Ces obélisques auraient été soigneusement mesurés et taillés pour se conformer à la taille d'un temple particulier et à la position qu'ils y occuperaient. La pointe du sommet de la pyramide de l'obélisque était censée capter les premiers et les derniers rayons du soleil et le monument devait donc être suffisamment haut et positionné de manière à accomplir cela. L'emplacement de l'obélisque et sa hauteur relevaient de la responsabilité du roi qui commandait à la fois le temple et le complexe qui l'entourait. Wilkinson écrit :
Dès la fondation d'un temple, le roi jouait le rôle dominant dans sa construction et son fonctionnement. Les monarques étaient responsables de la construction des pylônes et des cours successifs ajoutés aux plus grands temples égyptiens, voire de structures complètes dans d'autres cas. Les représentations montrent le roi participant à un rituel de fondation connu sous le nom de "tension de la corde", qui avait probablement lieu avant le début des travaux de construction d'un temple ou d'une annexe. Ces représentations montrent généralement le roi accomplissant le rite avec l'aide de Seshat, la déesse de l'écriture et de la mesure, un aspect mythique qui renforce le rôle central et unique du roi dans la construction du temple (174).

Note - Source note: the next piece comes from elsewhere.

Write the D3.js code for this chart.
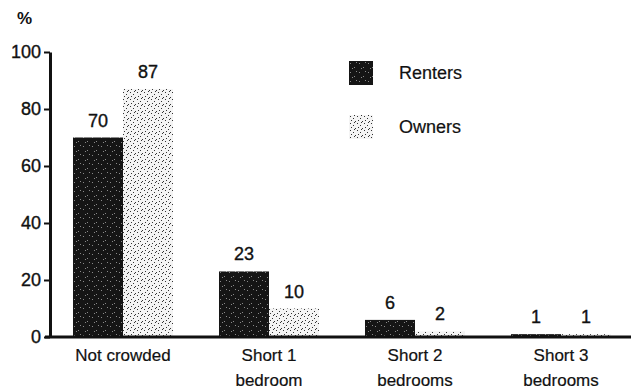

Ramsès II (le Grand, 1279-1213 avant notre ère) commanda le plus grand nombre d'obélisques pour les temples et encouragea la poursuite de la pratique consistant à leur présenter des offrandes. Il plaça ses obélisques au temple d'Amon à Thèbes en Haute-Égypte jusqu'à Héliopolis en Basse-Égypte et en avait sans doute d'autres dans sa ville de Pi-Ramsès près du site de l'ancienne ville d'Avaris. De grandes parties de Pi-Ramsès ("la ville de Ramsès") furent démantelées pour la construction de Tanis sous le règne de Smendès (vers 1077-1051 avant J.-C.) après que le Nil ait changé de cours et laissé l'ancienne ville sans approvisionnement en eau.

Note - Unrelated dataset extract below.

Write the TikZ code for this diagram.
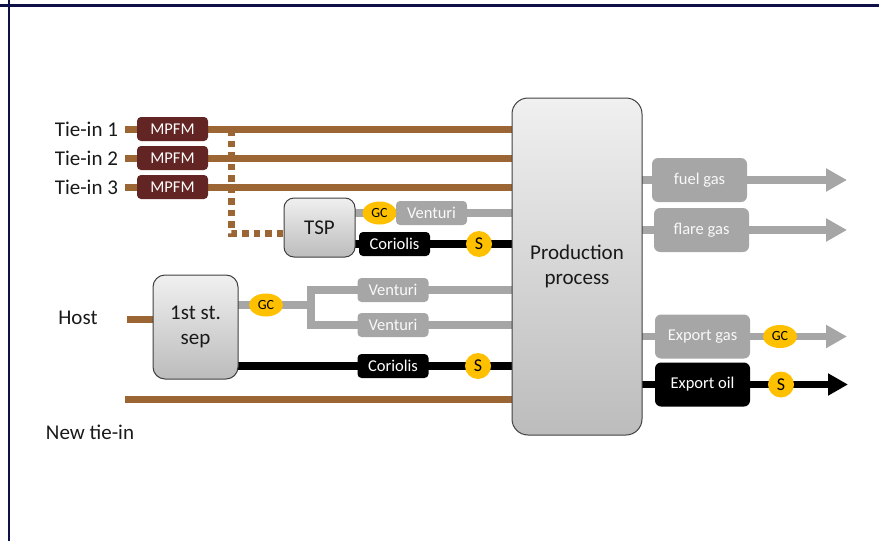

Tout au long de la troisième période intermédiaire (vers 1069-525 avant J.-C.), Tanis était une ville importante conçue pour refléter la ville de Thèbes, beaucoup plus ancienne, et s'il est possible que des obélisques aient été créés pour la ville à cette époque, il est plus probable qu'ils aient été déplacés de la ville de Ramsès. Comme pour tous les aspects de la construction et du positionnement des obélisques, l'effort à fournir pour y parvenir dut être considérable, mais il semble que, pour les Égyptiens, les monuments qui perçaient le ciel et honoraient les dieux en valaient la peine. Le reste du monde semble être de cet avis, puisque les obélisques égyptiens, ou des imitations de leur forme, peuvent être vus bien en vue dans de nombreuses villes modernes de nos jours.